PROBLEM STATEMENT
List, from the lines below, each one with "matplotlib" in it.

DATA EXTRACT
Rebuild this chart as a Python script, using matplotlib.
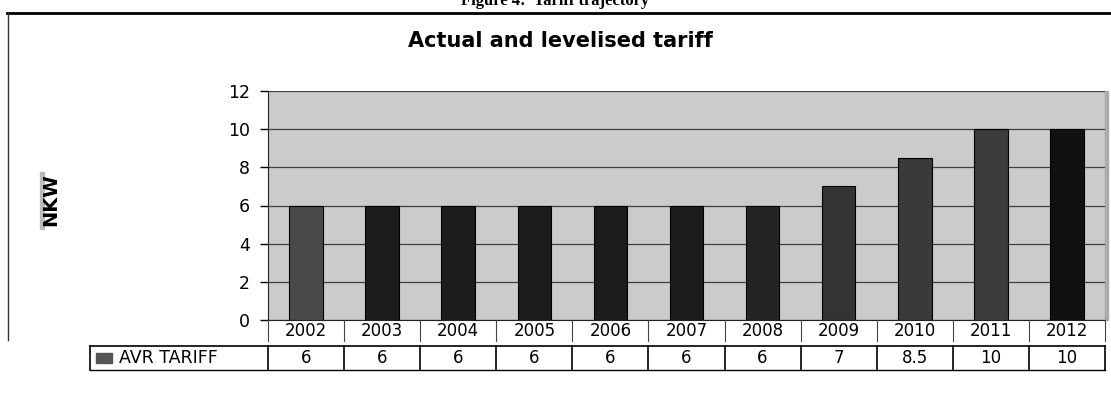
import matplotlib.pyplot as plt
from matplotlib.lines import Line2D
from matplotlib.patches import Rectangle

# dati del grafico
years = ["2002", "2003", "2004", "2005", "2006", "2007", "2008", "2009", "2010", "2011", "2012"]
tariff = [6, 6, 6, 6, 6, 6, 6, 7, 8.5, 10, 10]
table_labels = ["6", "6", "6", "6", "6", "6", "6", "7", "8.5", "10", "10"]
series_name = "AVR TARIFF"
yticks = [0, 2, 4, 6, 8, 10, 12]

bar_colors = ["#4a4a4a", "#1c1c1c", "#1c1c1c", "#1c1c1c", "#1c1c1c", "#1c1c1c",
              "#242424", "#333333", "#3a3a3a", "#3c3c3c", "#111111"]

W, H = 1111, 408
plt.rcParams['font.family'] = ['DejaVu Sans']
fig = plt.figure(figsize=(W / 100, H / 100), dpi=100)

def fx(px):
    return px / W

def fy(py):
    return 1 - py / H

# cornice esterna
fig.add_artist(Line2D([fx(7), fx(1111)], [fy(13), fy(13)], color="black", lw=2.0))
fig.add_artist(Line2D([fx(8), fx(8)], [fy(13), fy(340)], color="#333333", lw=1.0))

# intestazione tagliata in alto
fig.text(0.5, fy(1), "Figure 4:  Tariff trajectory", ha="center", va="center",
         fontsize=12, fontweight="bold", family="Liberation Serif")

fig.text(fx(560), fy(41), "Actual and levelised tariff", ha="center", va="center",
         fontsize=15, fontweight="bold")

# area del grafico
left, right, top, bottom = 268, 1105, 91, 320
ax = fig.add_axes([fx(left), fy(bottom), fx(right - left), (bottom - top) / H])
ax.set_facecolor("#cbcbcb")
x = list(range(len(years)))
ax.bar(x, tariff, width=0.44, color=bar_colors, edgecolor="black", linewidth=0.8, zorder=3)
ax.set_xlim(-0.5, len(years) - 0.5)
ax.set_ylim(0, 12)
ax.set_yticks(yticks)
ax.tick_params(axis="y", direction="out", length=6, width=1, labelsize=12.5, pad=7)
ax.set_xticks([])
ax.grid(axis="y", color="#404040", linewidth=0.9, zorder=1)
for s in ["top", "right"]:
    ax.spines[s].set_visible(False)
ax.spines["left"].set_color("#222222")
ax.spines["bottom"].set_color("#222222")
ax.add_patch(Rectangle((1.0, 0), 0.004, 1, transform=ax.transAxes, color="#aaaaaa",
                       clip_on=False))

# etichetta asse y
fig.add_artist(Rectangle((fx(40), fy(229)), fx(4), 57 / H, color="#bbbbbb"))
fig.text(fx(51), fy(200), "NKW", rotation=90, ha="center", va="center",
         fontsize=14, fontweight="bold")

# riga degli anni e tabella dati
colw = (right - left) / len(years)
for i, y in enumerate(years):
    xc = left + (i + 0.5) * colw
    fig.text(fx(xc), fy(331), y, ha="center", va="center", fontsize=12)
    fig.text(fx(xc), fy(358), table_labels[i], ha="center", va="center", fontsize=12)
for i in range(len(years) + 1):
    xb = left + i * colw
    fig.add_artist(Line2D([fx(xb), fx(xb)], [fy(320), fy(341)], color="#444444", lw=0.8))
    fig.add_artist(Line2D([fx(xb), fx(xb)], [fy(346), fy(370)], color="black", lw=1.2))
fig.add_artist(Line2D([fx(90), fx(90)], [fy(346), fy(370)], color="black", lw=1.2))
fig.add_artist(Line2D([fx(90), fx(right)], [fy(346), fy(346)], color="black", lw=1.2))
fig.add_artist(Line2D([fx(90), fx(right)], [fy(370), fy(370)], color="black", lw=1.0))
fig.add_artist(Rectangle((fx(96), fy(363)), fx(16), 10 / H, color="#555555"))
fig.text(fx(119), fy(358), series_name, ha="left", va="center", fontsize=12.5)

fig.savefig("out.png", dpi=100)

WORKED SOLUTION
Rebuild this chart as a Python script, using matplotlib.
import matplotlib.pyplot as plt
from matplotlib.lines import Line2D
from matplotlib.patches import Rectangle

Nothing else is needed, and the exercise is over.